**What to work on**. Leave out the pictures and repeat the data exactly.

**Source excerpt**.
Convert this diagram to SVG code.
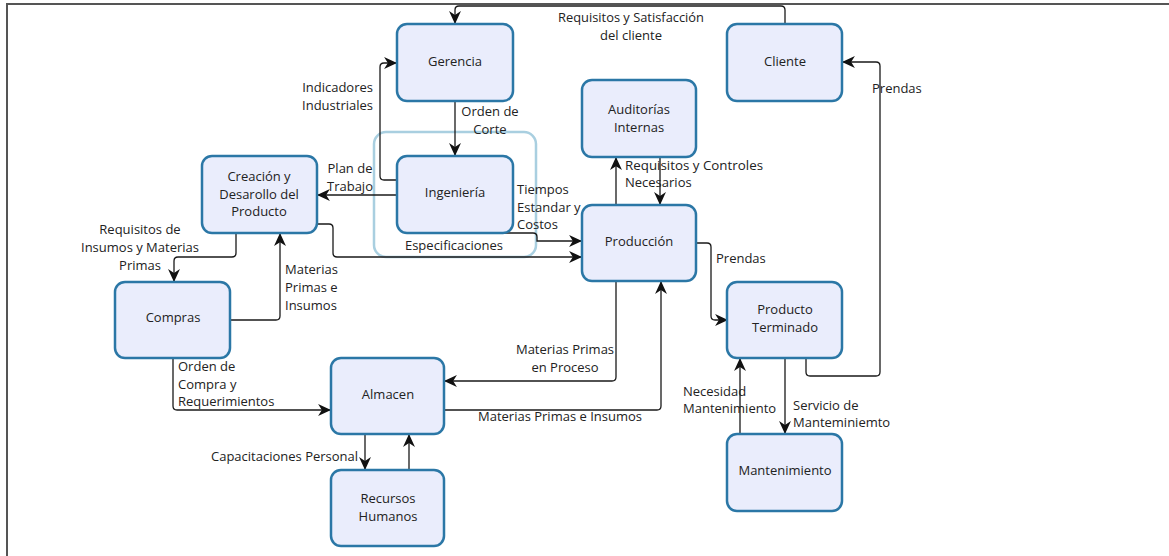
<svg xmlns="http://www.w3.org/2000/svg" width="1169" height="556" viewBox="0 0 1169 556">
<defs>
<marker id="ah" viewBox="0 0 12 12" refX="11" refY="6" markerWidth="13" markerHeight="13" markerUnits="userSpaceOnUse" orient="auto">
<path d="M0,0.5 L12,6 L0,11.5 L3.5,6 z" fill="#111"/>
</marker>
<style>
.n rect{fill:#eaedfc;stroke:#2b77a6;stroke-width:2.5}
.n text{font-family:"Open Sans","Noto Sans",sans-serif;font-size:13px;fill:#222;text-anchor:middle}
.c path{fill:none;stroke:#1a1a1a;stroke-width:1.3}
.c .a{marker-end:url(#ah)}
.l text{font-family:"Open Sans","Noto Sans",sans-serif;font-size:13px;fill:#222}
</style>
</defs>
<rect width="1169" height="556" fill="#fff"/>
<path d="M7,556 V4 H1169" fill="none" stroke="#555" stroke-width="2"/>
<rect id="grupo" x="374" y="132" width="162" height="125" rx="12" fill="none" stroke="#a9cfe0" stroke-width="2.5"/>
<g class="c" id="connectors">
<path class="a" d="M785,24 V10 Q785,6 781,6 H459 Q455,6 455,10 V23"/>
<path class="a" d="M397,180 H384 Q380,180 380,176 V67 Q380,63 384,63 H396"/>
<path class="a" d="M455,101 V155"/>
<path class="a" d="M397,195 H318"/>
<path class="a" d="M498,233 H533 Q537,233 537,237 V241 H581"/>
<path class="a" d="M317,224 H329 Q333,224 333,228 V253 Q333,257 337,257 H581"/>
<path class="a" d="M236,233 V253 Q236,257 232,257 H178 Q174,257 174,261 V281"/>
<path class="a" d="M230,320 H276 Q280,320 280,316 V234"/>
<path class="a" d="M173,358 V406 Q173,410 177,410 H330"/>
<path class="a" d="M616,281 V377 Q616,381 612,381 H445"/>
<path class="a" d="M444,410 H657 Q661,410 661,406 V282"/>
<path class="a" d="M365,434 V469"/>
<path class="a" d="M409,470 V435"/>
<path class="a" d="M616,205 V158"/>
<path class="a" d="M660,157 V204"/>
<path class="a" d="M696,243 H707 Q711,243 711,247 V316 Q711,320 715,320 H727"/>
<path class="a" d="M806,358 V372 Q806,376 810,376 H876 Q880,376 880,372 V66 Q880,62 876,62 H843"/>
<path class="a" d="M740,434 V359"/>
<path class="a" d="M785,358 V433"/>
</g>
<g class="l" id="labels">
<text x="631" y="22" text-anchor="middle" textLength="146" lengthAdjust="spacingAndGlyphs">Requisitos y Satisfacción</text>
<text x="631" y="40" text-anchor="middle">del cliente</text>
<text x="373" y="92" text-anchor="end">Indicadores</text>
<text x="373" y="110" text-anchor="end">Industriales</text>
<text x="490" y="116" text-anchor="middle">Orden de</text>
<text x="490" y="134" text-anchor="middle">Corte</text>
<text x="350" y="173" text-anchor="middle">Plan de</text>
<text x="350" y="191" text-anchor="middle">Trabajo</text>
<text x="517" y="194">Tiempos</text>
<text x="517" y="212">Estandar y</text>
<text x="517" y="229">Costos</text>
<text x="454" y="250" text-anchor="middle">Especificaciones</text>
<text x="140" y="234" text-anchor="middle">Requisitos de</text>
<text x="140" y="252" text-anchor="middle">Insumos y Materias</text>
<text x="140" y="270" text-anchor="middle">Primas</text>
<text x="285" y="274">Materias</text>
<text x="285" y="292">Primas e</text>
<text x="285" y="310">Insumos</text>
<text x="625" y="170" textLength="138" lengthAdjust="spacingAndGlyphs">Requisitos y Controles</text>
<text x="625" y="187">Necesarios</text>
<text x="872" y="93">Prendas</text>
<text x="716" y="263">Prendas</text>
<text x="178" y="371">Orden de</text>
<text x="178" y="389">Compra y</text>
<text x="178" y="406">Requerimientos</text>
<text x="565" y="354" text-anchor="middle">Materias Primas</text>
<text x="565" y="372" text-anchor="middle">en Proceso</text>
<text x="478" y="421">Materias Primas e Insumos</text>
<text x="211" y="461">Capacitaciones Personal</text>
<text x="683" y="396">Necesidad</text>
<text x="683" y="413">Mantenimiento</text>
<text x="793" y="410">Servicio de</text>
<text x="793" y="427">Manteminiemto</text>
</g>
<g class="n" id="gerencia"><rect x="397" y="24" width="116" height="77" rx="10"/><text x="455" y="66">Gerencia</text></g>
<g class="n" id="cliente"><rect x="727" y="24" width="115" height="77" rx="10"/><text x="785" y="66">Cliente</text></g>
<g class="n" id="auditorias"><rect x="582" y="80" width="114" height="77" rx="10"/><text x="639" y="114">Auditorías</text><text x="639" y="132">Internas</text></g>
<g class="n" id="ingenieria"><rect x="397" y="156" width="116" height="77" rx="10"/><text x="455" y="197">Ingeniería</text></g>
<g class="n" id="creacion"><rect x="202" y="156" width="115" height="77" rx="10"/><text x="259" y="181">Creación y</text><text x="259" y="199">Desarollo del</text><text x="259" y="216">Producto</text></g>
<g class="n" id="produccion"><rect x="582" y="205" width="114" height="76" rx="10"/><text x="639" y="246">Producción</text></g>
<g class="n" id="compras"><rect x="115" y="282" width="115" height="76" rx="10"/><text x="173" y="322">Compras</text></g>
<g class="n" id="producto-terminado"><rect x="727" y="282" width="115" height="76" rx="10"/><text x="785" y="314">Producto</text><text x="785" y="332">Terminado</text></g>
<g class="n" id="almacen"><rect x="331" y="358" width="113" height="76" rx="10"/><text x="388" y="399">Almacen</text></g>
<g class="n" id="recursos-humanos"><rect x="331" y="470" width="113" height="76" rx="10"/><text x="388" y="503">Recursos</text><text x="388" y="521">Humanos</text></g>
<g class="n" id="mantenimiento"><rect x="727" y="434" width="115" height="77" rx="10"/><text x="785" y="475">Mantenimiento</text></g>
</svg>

**Final result**.
Convert this diagram to SVG code.
<svg xmlns="http://www.w3.org/2000/svg" width="1169" height="556" viewBox="0 0 1169 556">
<defs>
<marker id="ah" viewBox="0 0 12 12" refX="11" refY="6" markerWidth="13" markerHeight="13" markerUnits="userSpaceOnUse" orient="auto">
<path d="M0,0.5 L12,6 L0,11.5 L3.5,6 z" fill="#111"/>
</marker>
<style>
.n rect{fill:#eaedfc;stroke:#2b77a6;stroke-width:2.5}
.n text{font-family:"Open Sans","Noto Sans",sans-serif;font-size:13px;fill:#222;text-anchor:middle}
.c path{fill:none;stroke:#1a1a1a;stroke-width:1.3}
.c .a{marker-end:url(#ah)}
.l text{font-family:"Open Sans","Noto Sans",sans-serif;font-size:13px;fill:#222}
</style>
</defs>
<rect width="1169" height="556" fill="#fff"/>
<path d="M7,556 V4 H1169" fill="none" stroke="#555" stroke-width="2"/>
<rect id="grupo" x="374" y="132" width="162" height="125" rx="12" fill="none" stroke="#a9cfe0" stroke-width="2.5"/>
<g class="c" id="connectors">
<path class="a" d="M785,24 V10 Q785,6 781,6 H459 Q455,6 455,10 V23"/>
<path class="a" d="M397,180 H384 Q380,180 380,176 V67 Q380,63 384,63 H396"/>
<path class="a" d="M455,101 V155"/>
<path class="a" d="M397,195 H318"/>
<path class="a" d="M498,233 H533 Q537,233 537,237 V241 H581"/>
<path class="a" d="M317,224 H329 Q333,224 333,228 V253 Q333,257 337,257 H581"/>
<path class="a" d="M236,233 V253 Q236,257 232,257 H178 Q174,257 174,261 V281"/>
<path class="a" d="M230,320 H276 Q280,320 280,316 V234"/>
<path class="a" d="M173,358 V406 Q173,410 177,410 H330"/>
<path class="a" d="M616,281 V377 Q616,381 612,381 H445"/>
<path class="a" d="M444,410 H657 Q661,410 661,406 V282"/>
<path class="a" d="M365,434 V469"/>
<path class="a" d="M409,470 V435"/>
<path class="a" d="M616,205 V158"/>
<path class="a" d="M660,157 V204"/>
<path class="a" d="M696,243 H707 Q711,243 711,247 V316 Q711,320 715,320 H727"/>
<path class="a" d="M806,358 V372 Q806,376 810,376 H876 Q880,376 880,372 V66 Q880,62 876,62 H843"/>
<path class="a" d="M740,434 V359"/>
<path class="a" d="M785,358 V433"/>
</g>
<g class="l" id="labels">
<text x="631" y="22" text-anchor="middle" textLength="146" lengthAdjust="spacingAndGlyphs">Requisitos y Satisfacción</text>
<text x="631" y="40" text-anchor="middle">del cliente</text>
<text x="373" y="92" text-anchor="end">Indicadores</text>
<text x="373" y="110" text-anchor="end">Industriales</text>
<text x="490" y="116" text-anchor="middle">Orden de</text>
<text x="490" y="134" text-anchor="middle">Corte</text>
<text x="350" y="173" text-anchor="middle">Plan de</text>
<text x="350" y="191" text-anchor="middle">Trabajo</text>
<text x="517" y="194">Tiempos</text>
<text x="517" y="212">Estandar y</text>
<text x="517" y="229">Costos</text>
<text x="454" y="250" text-anchor="middle">Especificaciones</text>
<text x="140" y="234" text-anchor="middle">Requisitos de</text>
<text x="140" y="252" text-anchor="middle">Insumos y Materias</text>
<text x="140" y="270" text-anchor="middle">Primas</text>
<text x="285" y="274">Materias</text>
<text x="285" y="292">Primas e</text>
<text x="285" y="310">Insumos</text>
<text x="625" y="170" textLength="138" lengthAdjust="spacingAndGlyphs">Requisitos y Controles</text>
<text x="625" y="187">Necesarios</text>
<text x="872" y="93">Prendas</text>
<text x="716" y="263">Prendas</text>
<text x="178" y="371">Orden de</text>
<text x="178" y="389">Compra y</text>
<text x="178" y="406">Requerimientos</text>
<text x="565" y="354" text-anchor="middle">Materias Primas</text>
<text x="565" y="372" text-anchor="middle">en Proceso</text>
<text x="478" y="421">Materias Primas e Insumos</text>
<text x="211" y="461">Capacitaciones Personal</text>
<text x="683" y="396">Necesidad</text>
<text x="683" y="413">Mantenimiento</text>
<text x="793" y="410">Servicio de</text>
<text x="793" y="427">Manteminiemto</text>
</g>
<g class="n" id="gerencia"><rect x="397" y="24" width="116" height="77" rx="10"/><text x="455" y="66">Gerencia</text></g>
<g class="n" id="cliente"><rect x="727" y="24" width="115" height="77" rx="10"/><text x="785" y="66">Cliente</text></g>
<g class="n" id="auditorias"><rect x="582" y="80" width="114" height="77" rx="10"/><text x="639" y="114">Auditorías</text><text x="639" y="132">Internas</text></g>
<g class="n" id="ingenieria"><rect x="397" y="156" width="116" height="77" rx="10"/><text x="455" y="197">Ingeniería</text></g>
<g class="n" id="creacion"><rect x="202" y="156" width="115" height="77" rx="10"/><text x="259" y="181">Creación y</text><text x="259" y="199">Desarollo del</text><text x="259" y="216">Producto</text></g>
<g class="n" id="produccion"><rect x="582" y="205" width="114" height="76" rx="10"/><text x="639" y="246">Producción</text></g>
<g class="n" id="compras"><rect x="115" y="282" width="115" height="76" rx="10"/><text x="173" y="322">Compras</text></g>
<g class="n" id="producto-terminado"><rect x="727" y="282" width="115" height="76" rx="10"/><text x="785" y="314">Producto</text><text x="785" y="332">Terminado</text></g>
<g class="n" id="almacen"><rect x="331" y="358" width="113" height="76" rx="10"/><text x="388" y="399">Almacen</text></g>
<g class="n" id="recursos-humanos"><rect x="331" y="470" width="113" height="76" rx="10"/><text x="388" y="503">Recursos</text><text x="388" y="521">Humanos</text></g>
<g class="n" id="mantenimiento"><rect x="727" y="434" width="115" height="77" rx="10"/><text x="785" y="475">Mantenimiento</text></g>
</svg>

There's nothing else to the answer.